Sports

Woodinville banker, athletes kick off Special Olympics fundraiser

From left, Cheri Ball, Molly Borchers, Teresa Bruce and Melanie Patterson with the new computer game that will support Special Olympics.

special olympics The Seafirst Volunteers are offering a new idea for a holiday gift: a hand-held computer game benefiting the Washington Special Olympics.
   Special Olympics athletes Cheri Ball, Molly Borchers, and Melanie Patterson, all of Woodinville, joined Teresa Bruce, a personal banker in Seafirst's Woodinville Branch, in kicking off the statewide fundraiser, which is to support local Special Olympics programs.
   "Seafirst's hand-held game features 14 games in one, complete with sound effects," said Bruce.

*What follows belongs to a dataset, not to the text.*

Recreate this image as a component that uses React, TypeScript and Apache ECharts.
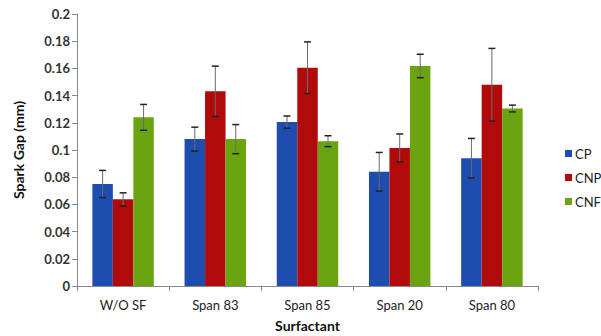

The game sells for $19.75.
   "Proceeds will help Special Olympics athletes hone their athletic skills, while having fun in the process," Bruce said.
   Ball and Patterson, both 17, most recently competed in track & field and bowling at the 1995 Special Olympics games. Borchers, 18, competed in track & field.
   To order Seafirst's limited-edition computer game, call 1-800-253-1466, or stop by the Seafirst Store in the Columbia Seafirst Center.
   More than 4,000 of the bank's employees are Seafirst Volunteers, a bank-wide effort supporting local agencies ranging in scope from early childhood education to community development.
   Last year, the group raised more than $10,000 to fight domestic violence by creating and selling "The Bite of Seafirst," a compilation cookbook of favorite employee recipes. They also completed 125 group projects in 1994 and responded to nearly 300 individual volunteer opportunities.
   Special Olympics provides year-round training and athletic competition in a variety of Olympic-type sports for all children and adults with developmental disabilities, giving them continuing opportunities to develop physical fitness, demonstrate courage, experience joy and participate in a sharing of gifts, skills and friendships with their families, other Special Olympians and the community.
   Supported entirely by private donations, Washington Special Olympics pays all competition-related expenses. There is no cost to athletes.